1. How does evaporation generate cooling in swamp coolers?

Evaporation is a process in which liquid water is converted into water vapor. This conversion requires energy, which is taken from the surrounding environment in the form of heat. As the water evaporates, the surrounding air is cooled down, thus generating a cooling effect.

2. Why are swamp coolers more efficient in dry climates?

Swamp coolers work by adding moisture to the air through evaporation. In dry climates, the air is able to absorb more moisture, allowing for a greater amount of evaporation and a more significant cooling effect. In humid climates, the air is already saturated with moisture, making it more difficult for evaporation to occur.

3. Do swamp coolers use a lot of water?

Swamp coolers do use water, but they use significantly less than traditional air conditioners. This is because the water is constantly recycled through the system, and only a small amount is needed for the evaporation process. Additionally, swamp coolers do not require a constant flow of water, as they only need to replenish the water that has evaporated.

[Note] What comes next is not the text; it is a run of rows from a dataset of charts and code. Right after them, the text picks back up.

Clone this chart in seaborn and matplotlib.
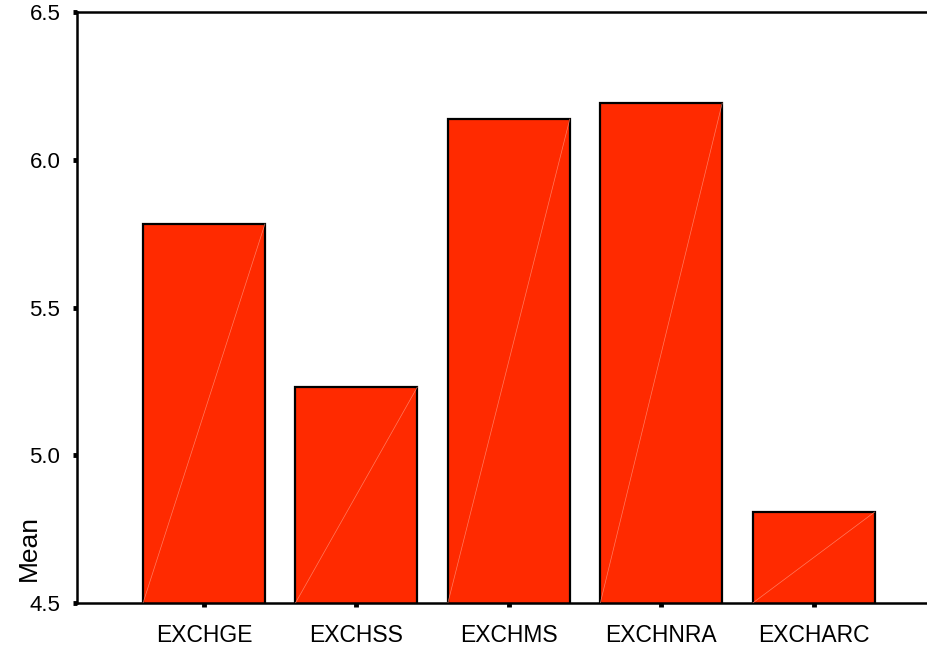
import matplotlib
matplotlib.use('Agg')
import matplotlib.pyplot as plt
import seaborn as sns
import pandas as pd

# ==================== DATA ====================
categories = ['EXCHGE', 'EXCHSS', 'EXCHMS', 'EXCHNRA', 'EXCHARC']
means = [5.783, 5.231, 6.138, 6.192, 4.808]
y_ticks = [4.5, 5.0, 5.5, 6.0, 6.5]

df = pd.DataFrame({'var': categories, 'mean': means})

sns.set_theme(style='white')
plt.rcParams['font.family'] = ['Liberation Sans', 'DejaVu Sans']
plt.rcParams['text.color'] = 'black'
plt.rcParams['axes.labelcolor'] = 'black'
plt.rcParams['xtick.color'] = 'black'
plt.rcParams['ytick.color'] = 'black'

fig = plt.figure(figsize=(9.28, 6.48), dpi=100)
ax = fig.add_axes([0.083, 0.0694, 0.917, 0.9121])

bar_color = '#FF2A00'
sns.barplot(data=df, x='var', y='mean', color=bar_color, saturation=1,
            edgecolor='black', linewidth=1.6, width=0.8, ax=ax)

ax.set_ylim(4.5, 6.5)
ax.set_xlim(-0.833, 4.75)

# thin diagonal highlight across each bar (SPSS style)
for p in ax.patches:
    x0 = p.get_x()
    w = p.get_width()
    h = p.get_height()
    ax.plot([x0, x0 + w], [4.5, h], color='#FF8F78', lw=0.5, alpha=0.8, zorder=3)

ax.set_yticks(y_ticks)
ax.set_yticklabels([f'{t:.1f}' for t in y_ticks], fontsize=16)
ax.tick_params(axis='x', labelsize=16.5, length=3, width=3.5, pad=12, direction='out')
ax.tick_params(axis='y', length=3, width=3.5, pad=9, direction='out')
ax.tick_params(bottom=True, left=True)

ax.set_xlabel('')
ax.set_ylabel('Mean', fontsize=19)
ax.yaxis.set_label_coords(-0.043, 0.093)

for side in ['left', 'bottom', 'top']:
    ax.spines[side].set_visible(True)
    ax.spines[side].set_color('black')
    ax.spines[side].set_linewidth(1.8)
ax.spines['right'].set_visible(False)

plt.savefig('out.png', dpi=100)
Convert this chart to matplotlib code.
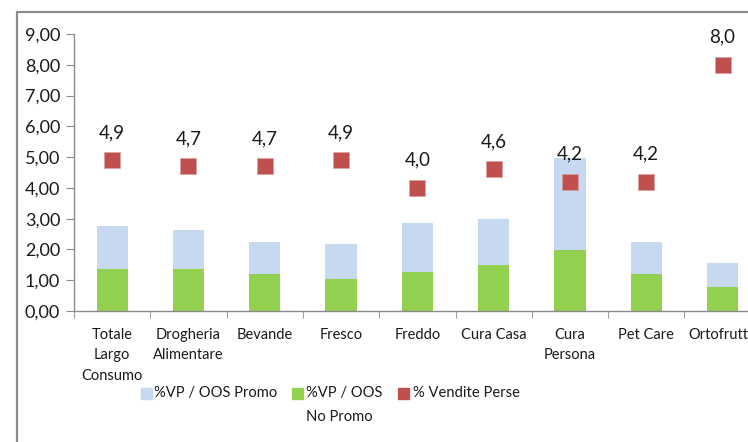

4. Can swamp coolers cool large spaces?

Swamp coolers are most effective in smaller, enclosed spaces. This is because the cooling effect is dependent on the amount of moisture that can be added to the air. In larger spaces, the moisture may dissipate before it has a significant cooling effect. However, multiple swamp coolers can be used in larger spaces to provide adequate cooling.

5. Are swamp coolers more environmentally friendly than air conditioners?

Swamp coolers are generally considered to be more environmentally friendly than air conditioners. They use less energy and do not rely on harmful refrigerants. However, they are not suitable for all climates and may not be as effective in extremely hot and humid conditions. Additionally, they may contribute to higher humidity levels in the immediate area where they are used.